How can hidden gems in Tokyo’s finance and startup ecosystem be nurtured and brought to global attention?
David Semaya: The key is to help entrepreneurs expand their networks and encourage local financial institutions to take more risk and help finance the startup ecosystem. This is already happening; we just need more financial firms getting involved, and more focus on this from both local and national governments.
Honda-san: Wherever you are—in Tokyo, New York, or wherever—someone always has better first-hand information. Moreover, approximately 30% of stocks on the Tokyo Stock Exchange are foreign-owned (as of March 2023), indicating that some non-Japanese asset owners and asset managers have already discovered valuable opportunities. To uncover more prospects, I believe the key is to encourage investors to deploy additional personnel in Tokyo who can gather and analyze information, and recognize the value and potential of businesses here.

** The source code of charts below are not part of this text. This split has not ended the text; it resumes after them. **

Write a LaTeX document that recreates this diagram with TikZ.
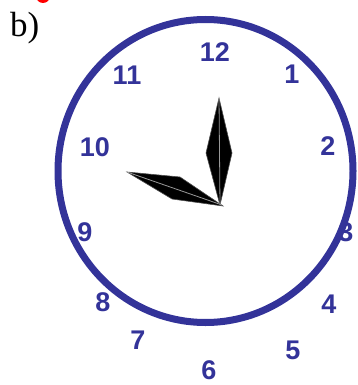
\documentclass[tikz,border=0pt]{standalone}
\usepackage{fontspec}
\setmainfont{Liberation Serif}
\newfontfamily\numfont{Liberation Sans}
\definecolor{clockblue}{HTML}{333399}
\definecolor{handred}{HTML}{FF0000}
\tikzset{
  num/.style={font=\numfont\bfseries\fontsize{27}{27}\selectfont, text=clockblue, inner sep=0pt},
  hand/.style={fill=black, draw=black!70, line width=0.6pt, line join=miter},
  midline/.style={draw=black!40, line width=0.8pt},
  rim/.style={draw=clockblue, line width=7pt}
}
\begin{document}
\begin{tikzpicture}[x=1pt,y=-1pt]
\useasboundingbox (0,0) rectangle (357,385);
% red fragment at top
\begin{scope}
\clip (0,0) rectangle (357,385);
\fill[handred] (43,-4) ellipse (7 and 7);
\end{scope}
\node[font=\fontsize{35}{35}\selectfont, anchor=base west, inner sep=0pt] (lab) at (10,37) {b)};
% numbers
\node[num] (n12) at (215,52) {12};
\node[num] (n1) at (292,74) {1};
\node[num] (n2) at (328,146) {2};
\node[num] (n3) at (346,232) {3};
\node[num] (n4) at (329,304) {4};
\node[num] (n5) at (293,350) {5};
\node[num] (n6) at (209,370.5) {6};
\node[num] (n7) at (138,340) {7};
\node[num] (n8) at (103,302) {8};
\node[num] (n9) at (85,232) {9};
\node[num] (n10) at (95,147) {10};
\node[num] (n11) at (127,75) {11};
% rim
\coordinate (c) at (205.5,171);
\draw[rim] (c) ellipse (147.5 and 151.5);
% hands
\coordinate (pivot) at (220,205);
\coordinate (mtip) at (219,98);
\coordinate (htip) at (127,172);
\draw[hand] (mtip) -- (206,153) -- (pivot) -- (232,153) -- cycle;
\draw[hand] (htip) -- (180,177) -- (223,206) -- (172,199) -- cycle;
\draw[midline] (mtip) -- (pivot);
\draw[midline] (htip) -- (222,205);
\end{tikzpicture}
\end{document}
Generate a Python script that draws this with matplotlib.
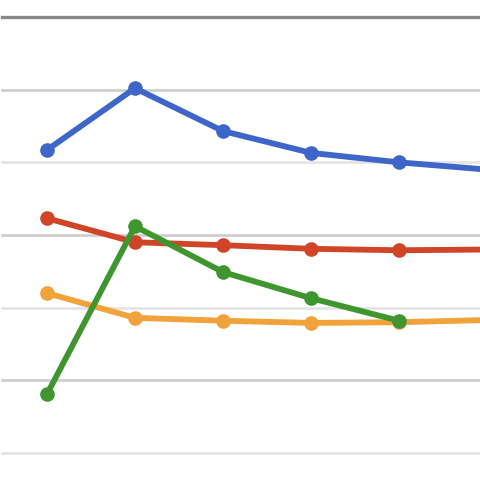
import matplotlib
matplotlib.use("Agg")
import matplotlib.pyplot as plt

x_idx = [0, 1, 2, 3, 4, 5]
blue_vals = [4.17, 5.02, 4.43, 4.13, 4.00, 3.90]
red_vals = [3.23, 2.90, 2.86, 2.81, 2.79, 2.80]
orange_vals = [2.20, 1.86, 1.82, 1.79, 1.80, 1.83]
green_x = [0, 1, 2, 3, 4]
green_vals = [0.81, 3.12, 2.49, 2.13, 1.82]
grid_levels = [0, 1, 2, 3, 4, 5]

fig = plt.figure(figsize=(4.8, 4.95), dpi=100)
ax = fig.add_axes([0, 0, 1, 1])
ax.set_xlim(-0.534, 4.92)
ax.set_ylim(-0.578, 6.234)
ax.axis("off")

# gridlines, alternating shade like the original
for g in grid_levels:
    c = "#cdcdcd" if g % 2 == 1 else "#e4e4e4"
    ax.axhline(g, xmin=0.004, color=c, lw=1.9, zorder=1)
ax.axhline(6, xmin=0.004, color="#888888", lw=2.4, zorder=1)

kw = dict(lw=4.2, marker="o", ms=9.5, solid_capstyle="round", zorder=3)
ax.plot(x_idx, blue_vals, color="#3e65c8", **kw)
ax.plot(x_idx, red_vals, color="#d04527", **kw)
ax.plot(x_idx, orange_vals, color="#f2a23b", **kw)
ax.plot(green_x, green_vals, color="#3f962f", **kw)

fig.savefig("out.png", dpi=100)
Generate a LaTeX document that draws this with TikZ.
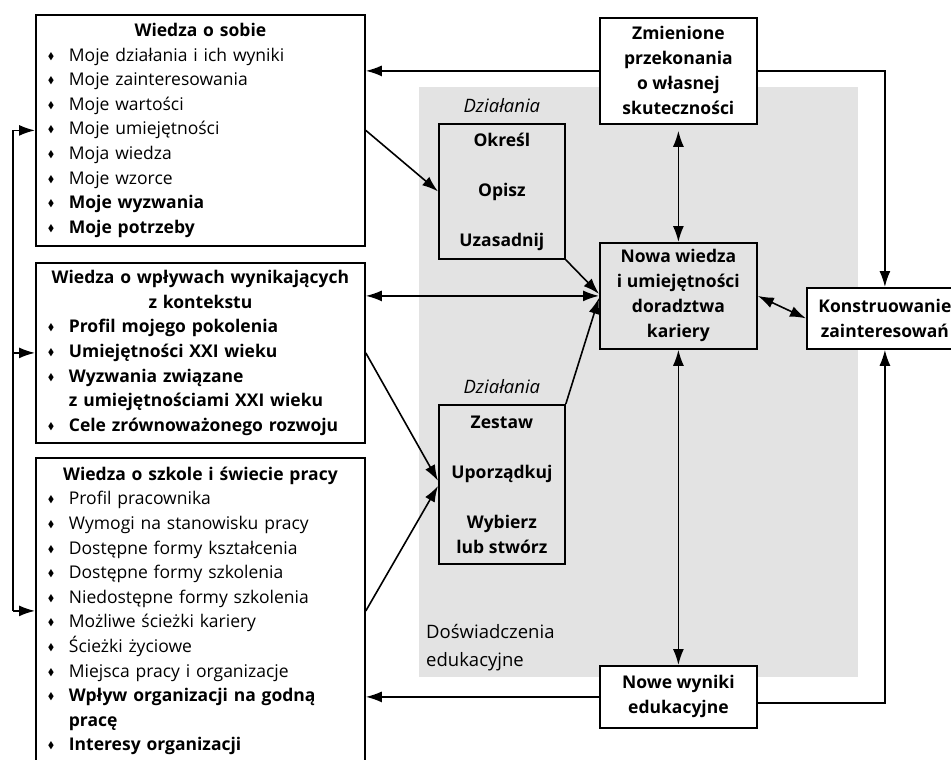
\documentclass[tikz,border=0pt]{standalone}
\usepackage{amssymb}
\usepackage{graphicx}
\usepackage{fontspec}
\setmainfont{Open Sans}
\usetikzlibrary{arrows.meta,positioning}

\definecolor{szary}{RGB}{227,227,227}
\newcommand{\punkt}[1]{\par\hangindent=25pt\hangafter=1\noindent\hbox to 25pt{\hskip4pt\raisebox{2pt}{\scalebox{0.55}{$\blacklozenge$}}\hfil}#1}

\tikzset{
  lista/.style={draw, line width=1.8pt, anchor=north west, text width=313pt, inner xsep=8pt, inner ysep=0pt, minimum width=329pt, font=\fontsize{17.5}{24.6}\selectfont},
  blok/.style={draw, line width=1.8pt, anchor=north west, align=center, inner sep=0pt, font=\bfseries\fontsize{17.5}{25}\selectfont},
  strz/.style={line width=1.6pt, -{Latex[length=16pt,width=11pt]}},
  strz2/.style={line width=1.6pt, {Latex[length=16pt,width=11pt]}-{Latex[length=16pt,width=11pt]}},
}

\begin{document}
\begin{tikzpicture}[x=1pt, y=-1pt]
        \path[fill=white, use as bounding box] (0,0) rectangle (951,760);
        \clip (0,0) rectangle (951,760);

        % Doswiadczenia edukacyjne (tlo)
        \fill[szary] (419,87) rectangle (858,677);
        \node[anchor=north west, align=left, inner sep=0pt, font=\fontsize{18.5}{28}\selectfont] (dosw) at (426,624) {Doświadczenia\\edukacyjne};

        % Wiedza - lewa kolumna
        \node[lista, minimum height=231pt] (b1) at (35,14) {\raggedright
            {\centering\bfseries Wiedza o sobie\par}
            \punkt{Moje działania i ich wyniki}
            \punkt{Moje zainteresowania}
            \punkt{Moje wartości}
            \punkt{Moje umiejętności}
            \punkt{Moja wiedza}
            \punkt{Moje wzorce}
            \punkt{\textbf{Moje wyzwania}}
            \punkt{\textbf{Moje potrzeby}}};
        \node[lista, minimum height=180pt] (b2) at (35,262) {\raggedright
            {\centering\bfseries Wiedza o wpływach wynikających\\z kontekstu\par}
            \bfseries
            \punkt{Profil mojego pokolenia}
            \punkt{Umiejętności XXI wieku}
            \punkt{Wyzwania związane\newline z umiejętnościami XXI wieku}
            \punkt{Cele zrównoważonego rozwoju}};
        \node[lista, minimum height=306pt] (b3) at (35,457) {\raggedright
            {\centering\bfseries Wiedza o szkole i świecie pracy\par}
            \punkt{Profil pracownika}
            \punkt{Wymogi na stanowisku pracy}
            \punkt{Dostępne formy kształcenia}
            \punkt{Dostępne formy szkolenia}
            \punkt{Niedostępne formy szkolenia}
            \punkt{Możliwe ścieżki kariery}
            \punkt{Ścieżki życiowe}
            \punkt{Miejsca pracy i organizacje}
            \punkt{\textbf{Wpływ organizacji na godną\newline pracę}}
            \punkt{\textbf{Interesy organizacji}}};

        % Dzialania
        \node[blok, minimum width=126pt, minimum height=135pt] (op) at (438,123) {Określ\\[25pt]Opisz\\[25pt]Uzasadnij};
        \node[blok, minimum width=126pt, minimum height=159pt] (ze) at (438,404) {Zestaw\\[25pt]Uporządkuj\\[25pt]Wybierz\\lub stwórz};
        \node[above=10pt of op, inner sep=0pt, font=\itshape\fontsize{18.5}{25}\selectfont] (dz1) {Działania};
        \node[above=10pt of ze, inner sep=0pt, font=\itshape\fontsize{18.5}{25}\selectfont] (dz2) {Działania};

        % Srodkowa kolumna
        \node[blok, fill=white, minimum width=157pt, minimum height=106pt] (zm) at (599,17) {Zmienione\\przekonania\\o własnej\\skuteczności};
        \node[blok, minimum width=157pt, minimum height=106pt] (nw) at (599,242) {Nowa wiedza\\i umiejętności\\doradztwa\\kariery};
        \node[blok, fill=white, minimum width=157pt, minimum height=62pt] (nr) at (599,665) {Nowe wyniki\\edukacyjne};
        \node[blok, fill=white, minimum width=156pt, minimum height=61pt] (ko) at (806,287) {Konstruowanie\\zainteresowań};

        % Petla zwrotna po lewej
        \coordinate (fb) at (13,0);
        \draw[line width=1.6pt] (b1.west -| fb) -- (b3.west -| fb);
        \foreach \b in {b1,b2,b3}
            \draw[strz] (\b.west -| fb) -- (\b.west);

        % Polaczenia
        \draw[strz] (b1.east) -- (op.west);
        \draw[strz2] (b2.east |- nw.west) -- (nw.west);
        \draw[strz] (b2.east) -- ([yshift=3.5pt]ze.west);
        \draw[strz] (b3.east) -- ([yshift=-1.5pt]ze.west);
        \draw[strz] (op.south east) -- ([yshift=2pt]nw.west);
        \draw[strz] (ze.north east) -- ([yshift=-2pt]nw.west);
        \draw[strz2, shorten <=6pt] (zm.south) -- (nw.north);
        \draw[strz2] (nw.south) -- (nr.north);
        \draw[strz2] (nw.east) -- (ko.west);
        \draw[strz] (zm.west) -- (zm.west -| b1.east);
        \draw[strz] (zm.east) -| (ko.north);
        \draw[strz] (nr.west) -- (nr.west -| b3.east);
        \draw[strz] ([yshift=-6pt]nr.east) -| (ko.south);
\end{tikzpicture}
\end{document}
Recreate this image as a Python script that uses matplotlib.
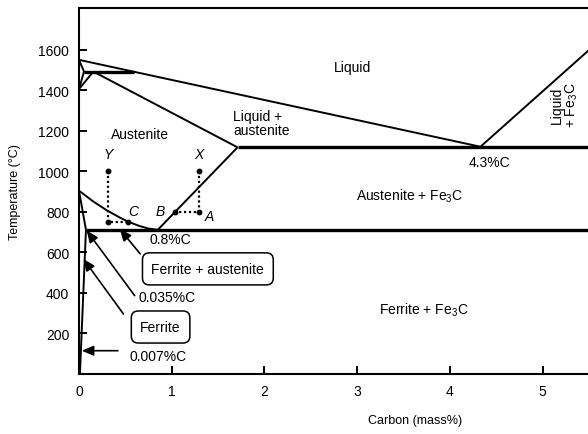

Yamakawa-san: Events will be important. Again, it’s about visibility. Tokyo hosts, for example, the Japan FinTech Week or Sushi Tech Tokyo, which is about sustainable tech. Such events illuminate the dynamic Japanese landscape to a global audience and provide a unified platform for professionals to innovate inside and outside Japan. In finance, Tokyo’s promotion of green finance under the Tokyo Green Finance Initiative will be a catalyst for new thinking by bringing together the demand for sustainable finance solutions with Japan’s prowess in digital technology.
The success of these strategies depends on the commitment of all stakeholders in the ecosystem and supportive government policies. But if I compare with ten or twenty years ago, we are really seeing a seismic change.